My need to do yoga, where and when the spirit moves me.
They find it odd that I have never watched The Fake Housewives from Hell, oops, I mean, The Real Housewives of New Jersey, Jersey Shore , or the Simpsons. Or a dozen other shows that have a huge following.
My sneaky cooking- putting tofu where it does not belong and in their words- “that means on a plate!’
My public (inconvenient) comments- “Please answer your child! He’s been calling ‘Mommy’ for fifteen minutes while you yap on your bling covered cell. Thank you very much.”
My need to lock myself in my room and dance to funky loud music whenever they get on my nerves, emerging later as an exhausted, too tired to argue or remember what we argued about- mom.
Having no clue how to dress. I wear my girls’ handy-me-downs and am a lifetime wanna-be contestant for What Not to Wear. I have begged to be submitted, but nooooo.

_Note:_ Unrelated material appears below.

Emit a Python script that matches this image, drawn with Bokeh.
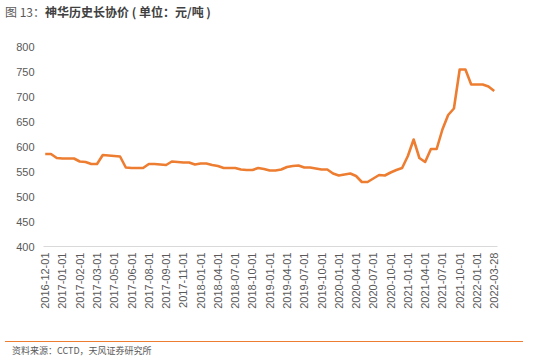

My need for weeds. Weeding that is.
My children loathe weeding and find my interest in digging out those pesky roots, incomprehensible.
If I ask them to help me weed, I will be locking myself in my room afterwards, guaranteed and there’s not enough funky music in my collection for that battle.
Today I weeded.
I love getting close to the earth, to feel the support under my knees, to get dirty like I did when I was little.
I love the feeling of working, using girl power and winning a battle, one that I actually can win, for at least a week.
And those weeds, even in their inevitable death, bring me peace.
It’s quiet outside with the exception of the birds chirping and the crickets. The sun is shining and my mind is free to wander.
I think about the weeds and how I wish I could weed through the decades of my life. How cool it would be to pull out the painful memories that haunt me. Pull from my mind the hurt, the grief and disappointment. I could make room for more flowers and new growth and continue my goal to blossom.
But then it hits me, that while my garden will suffice without those weeds; my life wouldn’t be the same. I am who I am because of the hurt, the grief and the disappointment. Without those things, I wouldn’t appreciate the joys and blessings like I do.
When I am done weeding, I stand and take a good look at my flower bed. I like what I see. I’m proud of who I am. Weeds and weirdness and all.